Your task is to give the listing below back word for word, pictures excluded.

[start of Dataset section]

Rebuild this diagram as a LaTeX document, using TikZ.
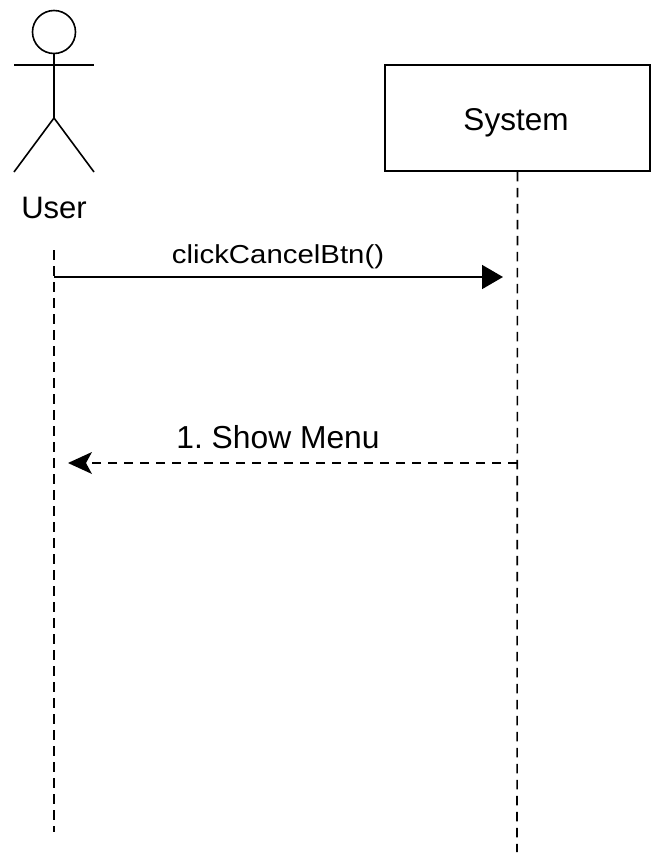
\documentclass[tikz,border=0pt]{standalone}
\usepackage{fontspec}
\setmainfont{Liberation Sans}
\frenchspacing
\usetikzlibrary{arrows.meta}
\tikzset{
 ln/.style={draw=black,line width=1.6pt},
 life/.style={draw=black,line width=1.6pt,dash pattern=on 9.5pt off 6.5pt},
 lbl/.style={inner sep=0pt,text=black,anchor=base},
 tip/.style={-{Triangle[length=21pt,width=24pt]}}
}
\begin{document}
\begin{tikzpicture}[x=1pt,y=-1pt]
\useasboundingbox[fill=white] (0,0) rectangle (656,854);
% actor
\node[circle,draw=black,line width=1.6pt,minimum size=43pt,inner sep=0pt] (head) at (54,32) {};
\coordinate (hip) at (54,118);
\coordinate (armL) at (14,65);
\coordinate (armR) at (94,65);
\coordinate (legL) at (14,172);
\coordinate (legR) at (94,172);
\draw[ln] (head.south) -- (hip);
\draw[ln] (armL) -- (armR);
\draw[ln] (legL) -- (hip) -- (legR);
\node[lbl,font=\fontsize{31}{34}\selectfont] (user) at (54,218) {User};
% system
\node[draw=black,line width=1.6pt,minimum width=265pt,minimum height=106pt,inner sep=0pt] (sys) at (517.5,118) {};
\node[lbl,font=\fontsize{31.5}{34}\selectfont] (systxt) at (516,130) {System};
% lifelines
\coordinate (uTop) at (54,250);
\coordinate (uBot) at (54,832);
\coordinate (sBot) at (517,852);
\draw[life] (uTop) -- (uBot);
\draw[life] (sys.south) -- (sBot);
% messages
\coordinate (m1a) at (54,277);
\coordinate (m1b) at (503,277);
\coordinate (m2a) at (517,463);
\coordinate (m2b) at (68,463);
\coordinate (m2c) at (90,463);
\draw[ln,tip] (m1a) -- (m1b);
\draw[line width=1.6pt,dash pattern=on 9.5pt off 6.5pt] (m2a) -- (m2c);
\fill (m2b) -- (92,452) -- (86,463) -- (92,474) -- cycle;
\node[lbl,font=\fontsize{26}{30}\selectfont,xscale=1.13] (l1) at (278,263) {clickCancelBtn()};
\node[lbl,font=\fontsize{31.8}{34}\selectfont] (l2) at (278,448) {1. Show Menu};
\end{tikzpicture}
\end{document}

[end of Dataset section]

_Exercise result_
Rebuild this diagram as a LaTeX document, using TikZ.
\documentclass[tikz,border=0pt]{standalone}
\usepackage{fontspec}
\setmainfont{Liberation Sans}
\frenchspacing
\usetikzlibrary{arrows.meta}
\tikzset{
 ln/.style={draw=black,line width=1.6pt},
 life/.style={draw=black,line width=1.6pt,dash pattern=on 9.5pt off 6.5pt},
 lbl/.style={inner sep=0pt,text=black,anchor=base},
 tip/.style={-{Triangle[length=21pt,width=24pt]}}
}
\begin{document}
\begin{tikzpicture}[x=1pt,y=-1pt]
\useasboundingbox[fill=white] (0,0) rectangle (656,854);
% actor
\node[circle,draw=black,line width=1.6pt,minimum size=43pt,inner sep=0pt] (head) at (54,32) {};
\coordinate (hip) at (54,118);
\coordinate (armL) at (14,65);
\coordinate (armR) at (94,65);
\coordinate (legL) at (14,172);
\coordinate (legR) at (94,172);
\draw[ln] (head.south) -- (hip);
\draw[ln] (armL) -- (armR);
\draw[ln] (legL) -- (hip) -- (legR);
\node[lbl,font=\fontsize{31}{34}\selectfont] (user) at (54,218) {User};
% system
\node[draw=black,line width=1.6pt,minimum width=265pt,minimum height=106pt,inner sep=0pt] (sys) at (517.5,118) {};
\node[lbl,font=\fontsize{31.5}{34}\selectfont] (systxt) at (516,130) {System};
% lifelines
\coordinate (uTop) at (54,250);
\coordinate (uBot) at (54,832);
\coordinate (sBot) at (517,852);
\draw[life] (uTop) -- (uBot);
\draw[life] (sys.south) -- (sBot);
% messages
\coordinate (m1a) at (54,277);
\coordinate (m1b) at (503,277);
\coordinate (m2a) at (517,463);
\coordinate (m2b) at (68,463);
\coordinate (m2c) at (90,463);
\draw[ln,tip] (m1a) -- (m1b);
\draw[line width=1.6pt,dash pattern=on 9.5pt off 6.5pt] (m2a) -- (m2c);
\fill (m2b) -- (92,452) -- (86,463) -- (92,474) -- cycle;
\node[lbl,font=\fontsize{26}{30}\selectfont,xscale=1.13] (l1) at (278,263) {clickCancelBtn()};
\node[lbl,font=\fontsize{31.8}{34}\selectfont] (l2) at (278,448) {1. Show Menu};
\end{tikzpicture}
\end{document}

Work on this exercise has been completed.